--- Start ---

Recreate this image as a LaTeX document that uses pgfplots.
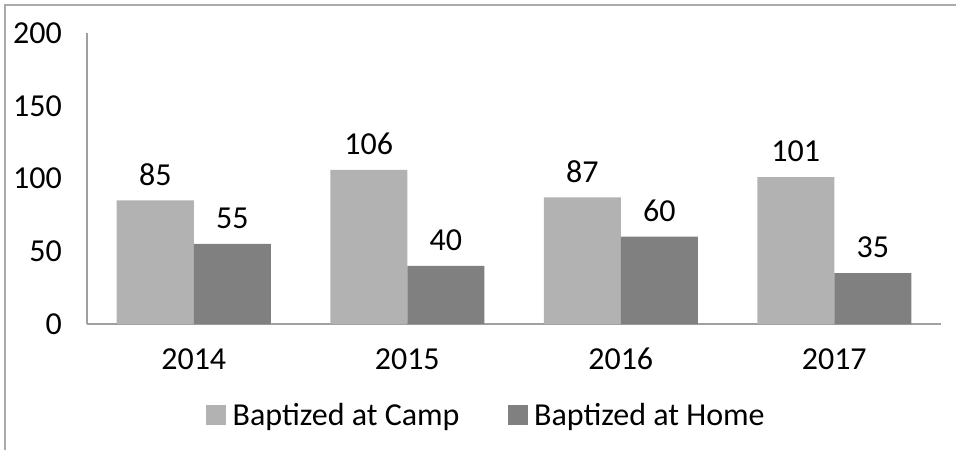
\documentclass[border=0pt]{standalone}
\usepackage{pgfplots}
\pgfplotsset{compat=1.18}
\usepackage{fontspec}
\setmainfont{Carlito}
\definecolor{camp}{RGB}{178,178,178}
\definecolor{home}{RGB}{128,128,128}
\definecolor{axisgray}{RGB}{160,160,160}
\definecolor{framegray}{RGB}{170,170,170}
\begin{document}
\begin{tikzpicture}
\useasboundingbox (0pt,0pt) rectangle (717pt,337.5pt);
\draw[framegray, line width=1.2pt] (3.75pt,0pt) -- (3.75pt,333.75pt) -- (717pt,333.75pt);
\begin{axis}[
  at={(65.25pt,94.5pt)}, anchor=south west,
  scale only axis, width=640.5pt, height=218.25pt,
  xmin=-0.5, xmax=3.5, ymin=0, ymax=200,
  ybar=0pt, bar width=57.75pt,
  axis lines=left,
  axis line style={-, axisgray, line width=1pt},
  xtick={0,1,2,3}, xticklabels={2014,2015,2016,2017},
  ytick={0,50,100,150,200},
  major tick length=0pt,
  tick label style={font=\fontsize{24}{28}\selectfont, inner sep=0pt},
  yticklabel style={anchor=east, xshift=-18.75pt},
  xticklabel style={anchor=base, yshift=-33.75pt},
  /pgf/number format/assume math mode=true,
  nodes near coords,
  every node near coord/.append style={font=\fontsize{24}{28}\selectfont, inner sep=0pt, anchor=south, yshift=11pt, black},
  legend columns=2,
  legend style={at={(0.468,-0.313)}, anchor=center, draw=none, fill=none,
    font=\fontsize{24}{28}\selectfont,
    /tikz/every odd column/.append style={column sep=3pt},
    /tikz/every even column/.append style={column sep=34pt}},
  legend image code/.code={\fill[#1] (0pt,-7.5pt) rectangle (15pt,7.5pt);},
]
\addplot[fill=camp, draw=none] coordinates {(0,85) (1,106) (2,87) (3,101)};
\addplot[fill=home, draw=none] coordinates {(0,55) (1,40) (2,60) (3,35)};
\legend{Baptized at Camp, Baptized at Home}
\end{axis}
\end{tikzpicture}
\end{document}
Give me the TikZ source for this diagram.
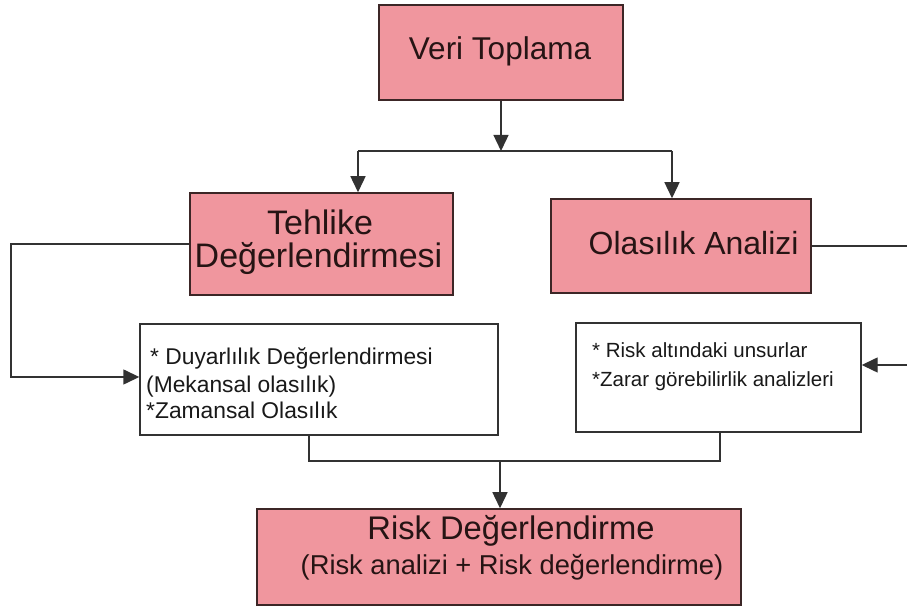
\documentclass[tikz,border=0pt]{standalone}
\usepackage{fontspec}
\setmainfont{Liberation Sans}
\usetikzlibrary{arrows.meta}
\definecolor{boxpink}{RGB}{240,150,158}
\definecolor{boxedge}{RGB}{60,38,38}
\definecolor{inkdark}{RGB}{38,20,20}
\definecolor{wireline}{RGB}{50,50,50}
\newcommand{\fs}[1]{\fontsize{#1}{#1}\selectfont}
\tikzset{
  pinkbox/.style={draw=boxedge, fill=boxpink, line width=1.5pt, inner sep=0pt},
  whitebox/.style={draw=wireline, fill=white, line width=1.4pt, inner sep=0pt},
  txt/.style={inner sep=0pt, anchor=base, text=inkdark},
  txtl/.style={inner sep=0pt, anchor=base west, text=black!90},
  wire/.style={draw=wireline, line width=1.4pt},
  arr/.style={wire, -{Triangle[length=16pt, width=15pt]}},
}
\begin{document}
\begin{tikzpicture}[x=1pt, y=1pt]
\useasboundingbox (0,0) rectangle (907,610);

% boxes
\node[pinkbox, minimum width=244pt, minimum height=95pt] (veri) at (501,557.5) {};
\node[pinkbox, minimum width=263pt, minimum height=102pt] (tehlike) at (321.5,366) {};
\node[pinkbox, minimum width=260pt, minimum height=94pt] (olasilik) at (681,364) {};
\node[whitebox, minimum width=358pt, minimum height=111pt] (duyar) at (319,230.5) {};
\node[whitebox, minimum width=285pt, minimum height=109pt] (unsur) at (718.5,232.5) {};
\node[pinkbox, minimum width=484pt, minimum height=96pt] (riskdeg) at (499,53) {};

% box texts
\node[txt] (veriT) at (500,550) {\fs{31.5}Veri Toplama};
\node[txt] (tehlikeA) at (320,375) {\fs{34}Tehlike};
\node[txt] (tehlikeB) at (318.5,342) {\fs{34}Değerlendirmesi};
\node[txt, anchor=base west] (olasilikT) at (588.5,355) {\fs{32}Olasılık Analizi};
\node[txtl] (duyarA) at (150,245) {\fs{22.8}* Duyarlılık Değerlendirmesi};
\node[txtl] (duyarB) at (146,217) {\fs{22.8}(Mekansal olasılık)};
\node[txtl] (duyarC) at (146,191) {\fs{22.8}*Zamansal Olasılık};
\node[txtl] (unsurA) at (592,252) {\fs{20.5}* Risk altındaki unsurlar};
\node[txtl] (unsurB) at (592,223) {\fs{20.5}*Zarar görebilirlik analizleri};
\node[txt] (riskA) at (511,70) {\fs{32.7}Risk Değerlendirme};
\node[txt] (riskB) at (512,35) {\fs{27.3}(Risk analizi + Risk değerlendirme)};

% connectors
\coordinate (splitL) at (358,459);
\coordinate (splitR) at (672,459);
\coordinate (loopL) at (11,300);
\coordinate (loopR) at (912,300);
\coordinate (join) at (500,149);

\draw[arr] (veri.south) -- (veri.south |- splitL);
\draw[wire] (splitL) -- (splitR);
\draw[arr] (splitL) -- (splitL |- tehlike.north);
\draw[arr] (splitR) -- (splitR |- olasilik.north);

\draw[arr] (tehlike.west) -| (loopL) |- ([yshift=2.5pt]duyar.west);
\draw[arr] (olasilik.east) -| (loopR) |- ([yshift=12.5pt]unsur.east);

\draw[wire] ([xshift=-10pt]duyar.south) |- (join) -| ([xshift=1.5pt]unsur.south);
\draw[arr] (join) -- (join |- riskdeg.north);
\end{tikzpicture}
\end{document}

--- End ---

GIVEN PROBLEM:
Return the listing above word for word, with the pictures removed.

TASK RESPONSE:
Recreate this image as a LaTeX document that uses pgfplots.
\documentclass[border=0pt]{standalone}
\usepackage{pgfplots}
\pgfplotsset{compat=1.18}
\usepackage{fontspec}
\setmainfont{Carlito}
\definecolor{camp}{RGB}{178,178,178}
\definecolor{home}{RGB}{128,128,128}
\definecolor{axisgray}{RGB}{160,160,160}
\definecolor{framegray}{RGB}{170,170,170}
\begin{document}
\begin{tikzpicture}
\useasboundingbox (0pt,0pt) rectangle (717pt,337.5pt);
\draw[framegray, line width=1.2pt] (3.75pt,0pt) -- (3.75pt,333.75pt) -- (717pt,333.75pt);
\begin{axis}[
  at={(65.25pt,94.5pt)}, anchor=south west,
  scale only axis, width=640.5pt, height=218.25pt,
  xmin=-0.5, xmax=3.5, ymin=0, ymax=200,
  ybar=0pt, bar width=57.75pt,
  axis lines=left,
  axis line style={-, axisgray, line width=1pt},
  xtick={0,1,2,3}, xticklabels={2014,2015,2016,2017},
  ytick={0,50,100,150,200},
  major tick length=0pt,
  tick label style={font=\fontsize{24}{28}\selectfont, inner sep=0pt},
  yticklabel style={anchor=east, xshift=-18.75pt},
  xticklabel style={anchor=base, yshift=-33.75pt},
  /pgf/number format/assume math mode=true,
  nodes near coords,
  every node near coord/.append style={font=\fontsize{24}{28}\selectfont, inner sep=0pt, anchor=south, yshift=11pt, black},
  legend columns=2,
  legend style={at={(0.468,-0.313)}, anchor=center, draw=none, fill=none,
    font=\fontsize{24}{28}\selectfont,
    /tikz/every odd column/.append style={column sep=3pt},
    /tikz/every even column/.append style={column sep=34pt}},
  legend image code/.code={\fill[#1] (0pt,-7.5pt) rectangle (15pt,7.5pt);},
]
\addplot[fill=camp, draw=none] coordinates {(0,85) (1,106) (2,87) (3,101)};
\addplot[fill=home, draw=none] coordinates {(0,55) (1,40) (2,60) (3,35)};
\legend{Baptized at Camp, Baptized at Home}
\end{axis}
\end{tikzpicture}
\end{document}
Give me the TikZ source for this diagram.
\documentclass[tikz,border=0pt]{standalone}
\usepackage{fontspec}
\setmainfont{Liberation Sans}
\usetikzlibrary{arrows.meta}
\definecolor{boxpink}{RGB}{240,150,158}
\definecolor{boxedge}{RGB}{60,38,38}
\definecolor{inkdark}{RGB}{38,20,20}
\definecolor{wireline}{RGB}{50,50,50}
\newcommand{\fs}[1]{\fontsize{#1}{#1}\selectfont}
\tikzset{
  pinkbox/.style={draw=boxedge, fill=boxpink, line width=1.5pt, inner sep=0pt},
  whitebox/.style={draw=wireline, fill=white, line width=1.4pt, inner sep=0pt},
  txt/.style={inner sep=0pt, anchor=base, text=inkdark},
  txtl/.style={inner sep=0pt, anchor=base west, text=black!90},
  wire/.style={draw=wireline, line width=1.4pt},
  arr/.style={wire, -{Triangle[length=16pt, width=15pt]}},
}
\begin{document}
\begin{tikzpicture}[x=1pt, y=1pt]
\useasboundingbox (0,0) rectangle (907,610);

% boxes
\node[pinkbox, minimum width=244pt, minimum height=95pt] (veri) at (501,557.5) {};
\node[pinkbox, minimum width=263pt, minimum height=102pt] (tehlike) at (321.5,366) {};
\node[pinkbox, minimum width=260pt, minimum height=94pt] (olasilik) at (681,364) {};
\node[whitebox, minimum width=358pt, minimum height=111pt] (duyar) at (319,230.5) {};
\node[whitebox, minimum width=285pt, minimum height=109pt] (unsur) at (718.5,232.5) {};
\node[pinkbox, minimum width=484pt, minimum height=96pt] (riskdeg) at (499,53) {};

% box texts
\node[txt] (veriT) at (500,550) {\fs{31.5}Veri Toplama};
\node[txt] (tehlikeA) at (320,375) {\fs{34}Tehlike};
\node[txt] (tehlikeB) at (318.5,342) {\fs{34}Değerlendirmesi};
\node[txt, anchor=base west] (olasilikT) at (588.5,355) {\fs{32}Olasılık Analizi};
\node[txtl] (duyarA) at (150,245) {\fs{22.8}* Duyarlılık Değerlendirmesi};
\node[txtl] (duyarB) at (146,217) {\fs{22.8}(Mekansal olasılık)};
\node[txtl] (duyarC) at (146,191) {\fs{22.8}*Zamansal Olasılık};
\node[txtl] (unsurA) at (592,252) {\fs{20.5}* Risk altındaki unsurlar};
\node[txtl] (unsurB) at (592,223) {\fs{20.5}*Zarar görebilirlik analizleri};
\node[txt] (riskA) at (511,70) {\fs{32.7}Risk Değerlendirme};
\node[txt] (riskB) at (512,35) {\fs{27.3}(Risk analizi + Risk değerlendirme)};

% connectors
\coordinate (splitL) at (358,459);
\coordinate (splitR) at (672,459);
\coordinate (loopL) at (11,300);
\coordinate (loopR) at (912,300);
\coordinate (join) at (500,149);

\draw[arr] (veri.south) -- (veri.south |- splitL);
\draw[wire] (splitL) -- (splitR);
\draw[arr] (splitL) -- (splitL |- tehlike.north);
\draw[arr] (splitR) -- (splitR |- olasilik.north);

\draw[arr] (tehlike.west) -| (loopL) |- ([yshift=2.5pt]duyar.west);
\draw[arr] (olasilik.east) -| (loopR) |- ([yshift=12.5pt]unsur.east);

\draw[wire] ([xshift=-10pt]duyar.south) |- (join) -| ([xshift=1.5pt]unsur.south);
\draw[arr] (join) -- (join |- riskdeg.north);
\end{tikzpicture}
\end{document}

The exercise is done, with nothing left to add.